Fielding is an important skill in youth baseball. While we’d for our pitchers to be able to strike out every batter, it’s not realistic. As I tell to many of the pitchers that I work with, trust your defense.
This can be a challenging thing to train during youth baseball practices. For many teams, training fielding looks like this: put players in defensive positions in the infield, call out the play (“Play’s at first!”) and then the coach hits ground balls to the players. Now, this is important – it’s important to train with the baseball being hit to athletes. But there are so many skills that have to be developed otherwise the athletes don’t profit from the experience.
With that in mind, this post is breaking up these skills into routine ground balls and non-routine ground balls. Routine ground balls are ones that the athlete can easily move in any direction and keep themselves lined up with the ball. For a non-routine ground ball, the athlete may have to chase it before being able to field it. With this post we’ll cover routine ground balls.
Routine ground balls:
- Keep the ball in front of you: I coach youth athletes to keep the ball lined up with their belt buckle
- Get your glove dirty: Huge problem with younger athletes – if you don’t get your glove dirty (I.e. touch the ground with it) there’s a great chance that ball will roll underneath your glove and keep going behind you.

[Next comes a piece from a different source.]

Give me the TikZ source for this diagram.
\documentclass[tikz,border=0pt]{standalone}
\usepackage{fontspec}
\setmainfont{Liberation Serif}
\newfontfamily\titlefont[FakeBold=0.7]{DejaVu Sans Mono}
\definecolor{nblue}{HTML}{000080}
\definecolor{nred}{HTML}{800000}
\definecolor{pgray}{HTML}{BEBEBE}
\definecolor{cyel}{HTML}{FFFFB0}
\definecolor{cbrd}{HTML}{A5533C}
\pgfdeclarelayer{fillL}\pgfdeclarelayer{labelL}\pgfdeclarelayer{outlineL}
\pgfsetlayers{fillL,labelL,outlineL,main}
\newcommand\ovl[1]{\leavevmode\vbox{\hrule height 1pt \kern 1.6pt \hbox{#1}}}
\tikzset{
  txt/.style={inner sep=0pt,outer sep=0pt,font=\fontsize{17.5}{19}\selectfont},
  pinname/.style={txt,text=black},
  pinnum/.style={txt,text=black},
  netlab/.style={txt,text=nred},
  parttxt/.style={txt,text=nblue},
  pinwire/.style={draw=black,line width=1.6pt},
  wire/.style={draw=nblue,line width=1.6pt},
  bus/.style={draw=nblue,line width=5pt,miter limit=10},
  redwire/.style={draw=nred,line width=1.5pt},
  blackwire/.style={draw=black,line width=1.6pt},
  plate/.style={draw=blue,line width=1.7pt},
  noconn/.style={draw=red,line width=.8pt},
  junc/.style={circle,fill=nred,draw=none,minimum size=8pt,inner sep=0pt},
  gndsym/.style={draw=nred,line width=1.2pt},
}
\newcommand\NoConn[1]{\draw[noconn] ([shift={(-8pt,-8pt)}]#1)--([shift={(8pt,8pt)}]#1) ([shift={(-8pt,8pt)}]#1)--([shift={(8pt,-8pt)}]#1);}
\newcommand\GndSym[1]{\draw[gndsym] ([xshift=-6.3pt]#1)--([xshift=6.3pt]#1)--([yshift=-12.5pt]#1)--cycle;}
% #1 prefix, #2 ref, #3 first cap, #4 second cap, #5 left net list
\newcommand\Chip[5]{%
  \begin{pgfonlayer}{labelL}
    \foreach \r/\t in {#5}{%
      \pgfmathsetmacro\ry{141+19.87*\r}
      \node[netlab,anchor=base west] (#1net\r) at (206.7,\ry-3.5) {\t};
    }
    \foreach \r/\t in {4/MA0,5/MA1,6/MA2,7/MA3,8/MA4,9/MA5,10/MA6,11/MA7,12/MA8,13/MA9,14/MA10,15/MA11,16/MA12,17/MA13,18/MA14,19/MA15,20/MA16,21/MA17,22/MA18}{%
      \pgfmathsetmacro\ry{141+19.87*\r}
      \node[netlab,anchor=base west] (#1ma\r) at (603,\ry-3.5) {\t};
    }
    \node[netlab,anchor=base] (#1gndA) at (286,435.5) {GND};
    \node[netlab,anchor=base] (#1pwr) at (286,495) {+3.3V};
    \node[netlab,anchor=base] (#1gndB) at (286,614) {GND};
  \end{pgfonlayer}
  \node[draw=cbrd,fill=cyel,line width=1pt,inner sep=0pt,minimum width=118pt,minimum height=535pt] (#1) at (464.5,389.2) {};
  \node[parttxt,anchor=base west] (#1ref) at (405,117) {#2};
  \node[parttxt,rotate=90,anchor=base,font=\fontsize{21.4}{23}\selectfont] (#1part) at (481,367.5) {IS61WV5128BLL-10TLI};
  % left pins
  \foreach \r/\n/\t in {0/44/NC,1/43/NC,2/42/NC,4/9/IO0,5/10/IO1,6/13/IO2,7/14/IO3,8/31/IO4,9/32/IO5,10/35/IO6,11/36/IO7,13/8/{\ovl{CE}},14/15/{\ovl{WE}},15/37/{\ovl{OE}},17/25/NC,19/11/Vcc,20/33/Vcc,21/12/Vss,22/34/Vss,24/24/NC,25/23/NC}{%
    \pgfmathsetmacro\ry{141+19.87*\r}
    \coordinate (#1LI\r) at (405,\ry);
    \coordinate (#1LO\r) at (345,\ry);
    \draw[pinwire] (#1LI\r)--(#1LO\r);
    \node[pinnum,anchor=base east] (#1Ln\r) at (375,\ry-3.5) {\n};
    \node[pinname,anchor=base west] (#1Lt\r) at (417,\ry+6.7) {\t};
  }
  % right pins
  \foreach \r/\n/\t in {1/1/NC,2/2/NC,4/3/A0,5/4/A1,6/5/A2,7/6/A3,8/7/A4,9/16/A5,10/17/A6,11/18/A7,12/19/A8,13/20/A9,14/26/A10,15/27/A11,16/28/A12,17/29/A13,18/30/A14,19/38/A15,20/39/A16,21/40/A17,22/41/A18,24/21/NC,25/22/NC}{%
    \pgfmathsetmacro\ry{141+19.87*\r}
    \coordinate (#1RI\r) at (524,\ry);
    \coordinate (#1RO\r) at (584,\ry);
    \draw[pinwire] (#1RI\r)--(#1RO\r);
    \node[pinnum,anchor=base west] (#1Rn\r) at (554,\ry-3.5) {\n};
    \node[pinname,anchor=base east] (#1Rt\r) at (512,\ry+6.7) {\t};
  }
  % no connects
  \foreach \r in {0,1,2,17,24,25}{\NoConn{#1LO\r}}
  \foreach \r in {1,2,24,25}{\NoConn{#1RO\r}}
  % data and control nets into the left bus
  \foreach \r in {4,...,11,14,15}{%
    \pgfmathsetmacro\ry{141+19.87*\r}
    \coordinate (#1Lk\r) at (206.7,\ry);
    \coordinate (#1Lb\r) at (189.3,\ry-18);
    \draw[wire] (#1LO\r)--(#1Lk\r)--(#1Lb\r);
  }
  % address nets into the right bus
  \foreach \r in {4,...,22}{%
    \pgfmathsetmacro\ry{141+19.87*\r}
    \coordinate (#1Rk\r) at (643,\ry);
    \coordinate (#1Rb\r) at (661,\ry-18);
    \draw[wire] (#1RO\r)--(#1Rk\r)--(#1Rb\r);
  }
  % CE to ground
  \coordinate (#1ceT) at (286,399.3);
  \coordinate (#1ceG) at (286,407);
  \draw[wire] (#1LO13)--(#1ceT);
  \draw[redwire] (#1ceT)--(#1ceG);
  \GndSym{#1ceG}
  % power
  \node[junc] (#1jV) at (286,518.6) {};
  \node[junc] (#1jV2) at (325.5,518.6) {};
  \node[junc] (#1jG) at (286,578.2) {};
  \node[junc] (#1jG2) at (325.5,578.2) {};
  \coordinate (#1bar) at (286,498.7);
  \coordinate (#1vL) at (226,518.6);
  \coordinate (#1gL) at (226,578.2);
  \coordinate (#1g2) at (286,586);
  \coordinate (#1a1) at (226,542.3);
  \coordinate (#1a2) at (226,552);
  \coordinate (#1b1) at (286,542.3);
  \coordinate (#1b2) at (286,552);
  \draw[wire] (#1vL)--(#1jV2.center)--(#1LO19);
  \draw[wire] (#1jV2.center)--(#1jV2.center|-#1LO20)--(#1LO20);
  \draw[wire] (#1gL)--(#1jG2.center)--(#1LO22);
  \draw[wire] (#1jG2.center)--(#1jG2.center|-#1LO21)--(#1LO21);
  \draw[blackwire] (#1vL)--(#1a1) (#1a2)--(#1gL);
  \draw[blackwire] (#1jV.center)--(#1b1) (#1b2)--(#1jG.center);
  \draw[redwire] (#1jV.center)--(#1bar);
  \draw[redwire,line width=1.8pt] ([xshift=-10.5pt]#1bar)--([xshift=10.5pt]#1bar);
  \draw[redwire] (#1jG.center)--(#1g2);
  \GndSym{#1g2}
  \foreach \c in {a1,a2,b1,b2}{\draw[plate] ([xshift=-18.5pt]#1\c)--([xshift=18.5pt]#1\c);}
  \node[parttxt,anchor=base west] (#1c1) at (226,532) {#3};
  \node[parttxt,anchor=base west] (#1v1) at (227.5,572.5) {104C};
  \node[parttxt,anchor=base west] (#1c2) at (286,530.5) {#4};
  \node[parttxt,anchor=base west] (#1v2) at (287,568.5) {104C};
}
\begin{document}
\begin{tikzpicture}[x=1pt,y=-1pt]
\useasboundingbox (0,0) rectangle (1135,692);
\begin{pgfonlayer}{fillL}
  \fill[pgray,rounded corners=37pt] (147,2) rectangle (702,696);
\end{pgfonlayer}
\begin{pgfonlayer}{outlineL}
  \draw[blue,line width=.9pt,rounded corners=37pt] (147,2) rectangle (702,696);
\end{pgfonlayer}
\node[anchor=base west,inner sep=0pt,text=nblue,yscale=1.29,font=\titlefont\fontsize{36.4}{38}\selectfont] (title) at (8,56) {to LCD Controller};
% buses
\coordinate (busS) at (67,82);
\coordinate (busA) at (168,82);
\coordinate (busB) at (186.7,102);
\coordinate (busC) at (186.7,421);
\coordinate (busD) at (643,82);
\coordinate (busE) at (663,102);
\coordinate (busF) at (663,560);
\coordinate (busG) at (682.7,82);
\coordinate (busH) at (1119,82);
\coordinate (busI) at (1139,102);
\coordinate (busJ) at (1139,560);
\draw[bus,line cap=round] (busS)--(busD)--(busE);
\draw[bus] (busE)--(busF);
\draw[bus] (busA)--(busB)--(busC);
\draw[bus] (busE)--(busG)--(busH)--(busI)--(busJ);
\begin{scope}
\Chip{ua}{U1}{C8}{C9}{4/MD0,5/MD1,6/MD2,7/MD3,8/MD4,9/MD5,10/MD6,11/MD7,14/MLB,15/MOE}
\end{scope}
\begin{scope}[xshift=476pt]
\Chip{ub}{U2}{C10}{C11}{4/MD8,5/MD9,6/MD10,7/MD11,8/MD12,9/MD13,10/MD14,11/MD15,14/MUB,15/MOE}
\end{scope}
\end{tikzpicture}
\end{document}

- Use both hands on routine ground balls: first you keep control of the ball, second it makes for a faster exchange and throw.
- Make your “L”: yes there are exceptions to this, but not with a lot of youth baseball players. We can teach the exceptions in situational practice after the foundations have been established.
How to cover this in practice? One step at a time. First, emphasize being in an athletic position in the infield. Second, teach the athlete to keep the ball in front of them. Begin by rolling it straight to them. Then to either side. Then throw the ground ball to them, then to either side. Finally move to hitting.
Wait, what about getting the glove dirty, using both hands, and making your “L”? I like to coach these as the situations come up, it helps the athletes to remember it better and it keeps me from lecturing for 20 minutes before we get the skill (nobody hears you when you lecture).